Want thriving plants and happy soil? Dig into these top regenerative gardening tips—from compost and cover crops to mulch and microbes—and grow a garden that gives back!

Here are the top 5 ways to build soil health…

Compost is like gold for soil. It boosts fertility, supports microbial life, improves structure, and enhances moisture retention. You can also add worm castings, leaf mold, aged manure, and crop residues.
The goal? Feed the soil, not just the plants.
Healthy soil typically has 3-5% organic matter or higher, but even 1% soil organic matter can make a huge difference in its water holding capacity and structure.

Don’t let your garden sit idle! Planting cover crops like clover, vetch, rye, or buckwheat in the off-season helps protect soil from erosion, suppress weeds, add biomass, and support diverse soil life. When turned in or cut back, they also act as green manure.
Use winter cover crops to keep living roots in the soil during the dormant season - they’re like a warm blanket for your soil life.

Monocultures (fancy word for planting 1 crop over and over) can deplete soil and encourage pests. By mixing things up - intercropping, rotating crops, or planting polycultures - you support a wide variety of microbes, fungi, and insects that help balance your soil ecosystem.
Why it works: Each plant family exudes different sugars into the soil through its roots. That feeds different microbial populations, which improves nutrient cycling and resilience.

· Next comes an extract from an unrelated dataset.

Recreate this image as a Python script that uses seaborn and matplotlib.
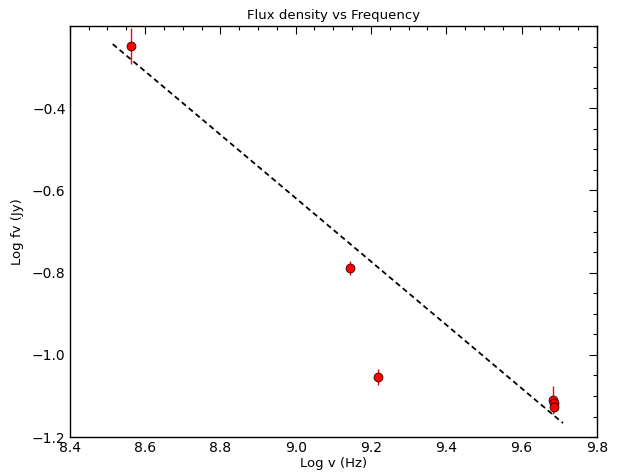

Living soils are teeming with bacteria, fungi, protozoa, nematodes, and many other critters that all work together to feed your plants and support your garden. Compost teas, microbial inoculants, or fermented plant extracts can help jumpstart biology in depleted soils. We call this “Biohacking your soil”.
Pro tip: look for supplements that contain beneficial microbes such as bacillus, mycorrhizae, trichoderma, and/or humic acids.

A 2-4” layer of organic mulch, like staw, leaves, bark, or wood chips, shields your soil from wind and sun, suppresses weeds, keeps soil temperatures stable, holds onto moisture to keep plants happy, and slowly decomposes to feed microbes. Compost and mulch are a gardener’s silent helpers - they really do most of the work.
Bonus: Fungal-dominant soils (like those under wood mulch) are especially good for perennials, trees, and shrubs.
Here are the top 5 ways to protect soil structure…

Tilling and excessive digging break up the soil’s structure and disrupt fungal hyphae and microbial habitats. If possible, reduce or eliminate tilling, especially deep or frequent tilling, and opt for a no-dig or broadfork method to loosen compacted layers. This is hard to avoid in a new bed or after a garden renovation, but try to minimize digging too much soil in future years to preserve its healthy structure.
Science fact: Fungal hyphae and glomalin (a sticky substance secreted by microbes) help hold soil particles (aka aggregates) together. Tillage destroys both!

Bare soil is vulnerable soil. Wind and rain can quickly wash away topsoil and nutrients. If you’re between crops, plant a cover crop or throw down mulch to keep soil protected and active, and keep it where it belongs - in your garden.
Consider this: Weeds aren’t always weeds - they can help hold the soil together while a new crop establishes. And, see the previous point about plant diversity too.
Synthetic fertilizers and pesticides may offer quick fixes, but they often harm beneficial microbes and disrupt natural nutrient cycling. Over time this leads to compaction, nutrient imbalances, and can lead to chemical-resistant pests (super bugs that the pesticide no longer works on).
Better approach: Use organic fertilizers, compost, biological controls (friendly bugs), and integrated pest management practices to nourish rather than sterilize.
Overwatering creates anaerobic conditions that suffocate roots and microbes, and encourage plant diseases. Under-watering stresses plants and halts microbial activity (they need it too). Aim for consistent, moderate moisture. And use a gentle breaker or watering wand to avoid blasting the soil with high pressure.
Soil hack: Add organic matter and mulch to help your soil retain moisture and reduce watering needs.

Walking or driving on garden soil - especially when it’s wet - compresses pore space and reduces oxygen availability for roots and microbes. Use designated paths, raised beds, and /or stepping stones to keep foot traffic off growing areas. Lawns could be an exception, but grass doesn’t like compacted soil either. Best to tread lightly!
Your soil is alive - treat it that way!
Soil isn’t just dirt - it’s a living, breathing ecosystem. By feeding it, protecting it, and minimizing harm, you’re building a stronger foundation for everything you grow.
Want to see results? Try just one or two of these practices this season. Over time, they build on each other, creating resilient soil that supports thriving plants, healthy harvests, and you!